--- Start Data shown ---
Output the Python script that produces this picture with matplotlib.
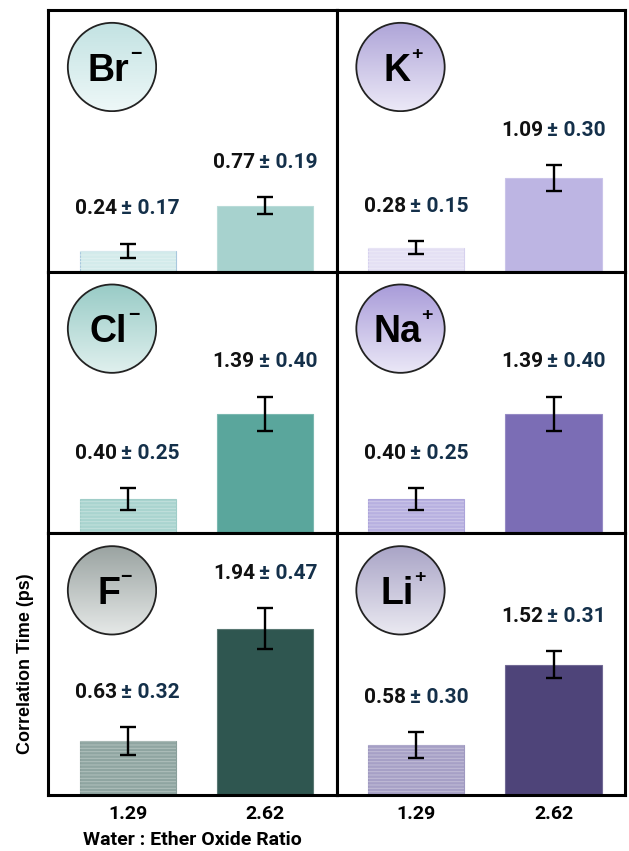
import matplotlib.pyplot as plt
import numpy as np
from matplotlib.patches import Circle
from matplotlib.colors import LinearSegmentedColormap, to_rgb

plt.rcParams['font.family'] = ['Roboto', 'DejaVu Sans']
plt.rcParams['hatch.linewidth'] = 0.7

# ratios on the x axis
ratios = ['1.29', '2.62']

# ion name, superscript sign, mean times and error ranges (ps)
ions = ['Br', 'K', 'Cl', 'Na', 'F', 'Li']
charges = ['-', '+', '-', '+', '-', '+']
mean_low = [0.24, 0.28, 0.40, 0.40, 0.63, 0.58]
err_low = [0.17, 0.15, 0.25, 0.25, 0.32, 0.30]
mean_high = [0.77, 1.09, 1.39, 1.39, 1.94, 1.52]
err_high = [0.19, 0.30, 0.40, 0.40, 0.47, 0.31]

# colours: low-ratio bar, high-ratio bar, circle top, circle bottom
low_colors = ['#d3ebeb', '#e4e0f4', '#a9d4cf', '#b7b0e0', '#8fa5a1', '#a6a0c6']
high_colors = ['#a7d2ce', '#bdb5e3', '#5aa69c', '#7b6db5', '#2f5650', '#4e4479']
circ_top = ['#c2e2e2', '#aea4d8', '#98cbc6', '#a89bd9', '#9aa3a1', '#a9a4c6']
circ_bot = ['#eef8f8', '#ece9f7', '#e0f0ee', '#ebe8f7', '#e6e9e8', '#ebeaf2']
low_edges = ['#a9c8de', '#d6d1ee', '#a0cdc8', '#aca4da', '#8a9f9b', '#9f99c0']


def lighten(col, f):
    rgb = np.array(to_rgb(col))
    return tuple(rgb + (1 - rgb) * f)


W, H = 629, 851
fig = plt.figure(figsize=(W / 100, H / 100), dpi=100)
left, right, top, bottom = 48 / W, 625 / W, 1 - 10 / H, 1 - 795 / H
gs = fig.add_gridspec(3, 2, left=left, right=right, top=top, bottom=bottom,
                      wspace=0, hspace=0)

x = np.arange(2)
navy = '#14304a'
grad = np.linspace(0, 1, 256).reshape(-1, 1)
badge_font = ['Liberation Sans', 'DejaVu Sans']

for i, ion in enumerate(ions):
    r, c = divmod(i, 2)
    ax = fig.add_subplot(gs[r, c])
    vals = [mean_low[i], mean_high[i]]
    errs = [err_low[i], err_high[i]]

    # striped low-ratio bar, solid high-ratio bar
    ax.bar(x[0], vals[0], width=0.7, color=low_colors[i],
           edgecolor=low_edges[i], linewidth=0.8, zorder=2)
    ax.bar(x[0], vals[0], width=0.7, color='none',
           edgecolor=lighten(low_colors[i], 0.3), linewidth=0, hatch='-----',
           zorder=2)
    ax.bar(x[1], vals[1], width=0.7, color=high_colors[i],
           edgecolor=lighten(high_colors[i], 0.2), linewidth=0.8, zorder=2)
    # the bar spans the stated range (±half on each side)
    half = [e / 2 for e in errs]
    ax.errorbar(x, vals, yerr=half, fmt='none', ecolor='black',
                elinewidth=1.7, capsize=6, capthick=1.7, zorder=3)

    for xi, v, h, e in zip(x, vals, half, errs):
        ty = v + h + 0.41
        ax.text(xi - 0.075, ty, f'{v:.2f}', ha='right', va='center',
                fontsize=15, fontweight='bold', color='#111111')
        ax.text(xi - 0.045, ty, f'± {e:.2f}', ha='left', va='center',
                fontsize=15, fontweight='bold', color=navy)

    ax.set_xlim(-0.58, 1.52)
    ax.set_ylim(0, 3.05)
    ax.set_yticks([])
    for s in ax.spines.values():
        s.set_linewidth(2.2)
    if r == 2:
        ax.set_xticks(x)
        ax.set_xticklabels(ratios, fontsize=14, fontweight='bold')
        ax.tick_params(axis='x', length=0, pad=7)
    else:
        ax.set_xticks([])

    # ion badge in the upper-left corner of the panel
    bb = ax.get_position()
    cx = bb.x0 + 64 / W
    cy = bb.y1 - 57 / H
    rad = 45.5
    cax = fig.add_axes([cx - rad / W, cy - rad / H, 2 * rad / W, 2 * rad / H])
    cax.set_xlim(-1.03, 1.03)
    cax.set_ylim(-1.03, 1.03)
    cax.axis('off')
    cmap = LinearSegmentedColormap.from_list('g', [circ_top[i], circ_bot[i]])
    im = cax.imshow(grad, cmap=cmap, extent=(-1, 1, -1, 1), origin='upper',
                    aspect='auto', zorder=1)
    im.set_clip_path(Circle((0, 0), 1, transform=cax.transData))
    cax.add_patch(Circle((0, 0), 1, facecolor='none', edgecolor='#222222',
                         linewidth=1.3, zorder=2))
    sign = '−' if charges[i] == '-' else '+'
    ion_txt = cax.text(-0.08, -0.08, ion, ha='center', va='center',
                       fontsize=27, fontweight='bold', family=badge_font)
    cax.annotate(sign, xy=(1, 1), xycoords=ion_txt, xytext=(0.5, 5),
                 textcoords='offset points', ha='left', va='top',
                 fontsize=14, fontweight='bold', family=badge_font)

    if r == 2 and c == 0:
        ax.set_xlabel('Water : Ether Oxide Ratio', fontsize=14,
                      fontweight='bold', labelpad=6)
        ax.set_ylabel('Correlation Time (ps)', fontsize=13, fontweight='bold',
                      family=badge_font, labelpad=10)

fig.savefig('out.png', dpi=100)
--- End Data shown ---
What is needed is an exact reproduction of the data, pictures excluded.

Output the Python script that produces this picture with matplotlib.
import matplotlib.pyplot as plt
import numpy as np
from matplotlib.patches import Circle
from matplotlib.colors import LinearSegmentedColormap, to_rgb

plt.rcParams['font.family'] = ['Roboto', 'DejaVu Sans']
plt.rcParams['hatch.linewidth'] = 0.7

# ratios on the x axis
ratios = ['1.29', '2.62']

# ion name, superscript sign, mean times and error ranges (ps)
ions = ['Br', 'K', 'Cl', 'Na', 'F', 'Li']
charges = ['-', '+', '-', '+', '-', '+']
mean_low = [0.24, 0.28, 0.40, 0.40, 0.63, 0.58]
err_low = [0.17, 0.15, 0.25, 0.25, 0.32, 0.30]
mean_high = [0.77, 1.09, 1.39, 1.39, 1.94, 1.52]
err_high = [0.19, 0.30, 0.40, 0.40, 0.47, 0.31]

# colours: low-ratio bar, high-ratio bar, circle top, circle bottom
low_colors = ['#d3ebeb', '#e4e0f4', '#a9d4cf', '#b7b0e0', '#8fa5a1', '#a6a0c6']
high_colors = ['#a7d2ce', '#bdb5e3', '#5aa69c', '#7b6db5', '#2f5650', '#4e4479']
circ_top = ['#c2e2e2', '#aea4d8', '#98cbc6', '#a89bd9', '#9aa3a1', '#a9a4c6']
circ_bot = ['#eef8f8', '#ece9f7', '#e0f0ee', '#ebe8f7', '#e6e9e8', '#ebeaf2']
low_edges = ['#a9c8de', '#d6d1ee', '#a0cdc8', '#aca4da', '#8a9f9b', '#9f99c0']


def lighten(col, f):
    rgb = np.array(to_rgb(col))
    return tuple(rgb + (1 - rgb) * f)


W, H = 629, 851
fig = plt.figure(figsize=(W / 100, H / 100), dpi=100)
left, right, top, bottom = 48 / W, 625 / W, 1 - 10 / H, 1 - 795 / H
gs = fig.add_gridspec(3, 2, left=left, right=right, top=top, bottom=bottom,
                      wspace=0, hspace=0)

x = np.arange(2)
navy = '#14304a'
grad = np.linspace(0, 1, 256).reshape(-1, 1)
badge_font = ['Liberation Sans', 'DejaVu Sans']

for i, ion in enumerate(ions):
    r, c = divmod(i, 2)
    ax = fig.add_subplot(gs[r, c])
    vals = [mean_low[i], mean_high[i]]
    errs = [err_low[i], err_high[i]]

    # striped low-ratio bar, solid high-ratio bar
    ax.bar(x[0], vals[0], width=0.7, color=low_colors[i],
           edgecolor=low_edges[i], linewidth=0.8, zorder=2)
    ax.bar(x[0], vals[0], width=0.7, color='none',
           edgecolor=lighten(low_colors[i], 0.3), linewidth=0, hatch='-----',
           zorder=2)
    ax.bar(x[1], vals[1], width=0.7, color=high_colors[i],
           edgecolor=lighten(high_colors[i], 0.2), linewidth=0.8, zorder=2)
    # the bar spans the stated range (±half on each side)
    half = [e / 2 for e in errs]
    ax.errorbar(x, vals, yerr=half, fmt='none', ecolor='black',
                elinewidth=1.7, capsize=6, capthick=1.7, zorder=3)

    for xi, v, h, e in zip(x, vals, half, errs):
        ty = v + h + 0.41
        ax.text(xi - 0.075, ty, f'{v:.2f}', ha='right', va='center',
                fontsize=15, fontweight='bold', color='#111111')
        ax.text(xi - 0.045, ty, f'± {e:.2f}', ha='left', va='center',
                fontsize=15, fontweight='bold', color=navy)

    ax.set_xlim(-0.58, 1.52)
    ax.set_ylim(0, 3.05)
    ax.set_yticks([])
    for s in ax.spines.values():
        s.set_linewidth(2.2)
    if r == 2:
        ax.set_xticks(x)
        ax.set_xticklabels(ratios, fontsize=14, fontweight='bold')
        ax.tick_params(axis='x', length=0, pad=7)
    else:
        ax.set_xticks([])

    # ion badge in the upper-left corner of the panel
    bb = ax.get_position()
    cx = bb.x0 + 64 / W
    cy = bb.y1 - 57 / H
    rad = 45.5
    cax = fig.add_axes([cx - rad / W, cy - rad / H, 2 * rad / W, 2 * rad / H])
    cax.set_xlim(-1.03, 1.03)
    cax.set_ylim(-1.03, 1.03)
    cax.axis('off')
    cmap = LinearSegmentedColormap.from_list('g', [circ_top[i], circ_bot[i]])
    im = cax.imshow(grad, cmap=cmap, extent=(-1, 1, -1, 1), origin='upper',
                    aspect='auto', zorder=1)
    im.set_clip_path(Circle((0, 0), 1, transform=cax.transData))
    cax.add_patch(Circle((0, 0), 1, facecolor='none', edgecolor='#222222',
                         linewidth=1.3, zorder=2))
    sign = '−' if charges[i] == '-' else '+'
    ion_txt = cax.text(-0.08, -0.08, ion, ha='center', va='center',
                       fontsize=27, fontweight='bold', family=badge_font)
    cax.annotate(sign, xy=(1, 1), xycoords=ion_txt, xytext=(0.5, 5),
                 textcoords='offset points', ha='left', va='top',
                 fontsize=14, fontweight='bold', family=badge_font)

    if r == 2 and c == 0:
        ax.set_xlabel('Water : Ether Oxide Ratio', fontsize=14,
                      fontweight='bold', labelpad=6)
        ax.set_ylabel('Correlation Time (ps)', fontsize=13, fontweight='bold',
                      family=badge_font, labelpad=10)

fig.savefig('out.png', dpi=100)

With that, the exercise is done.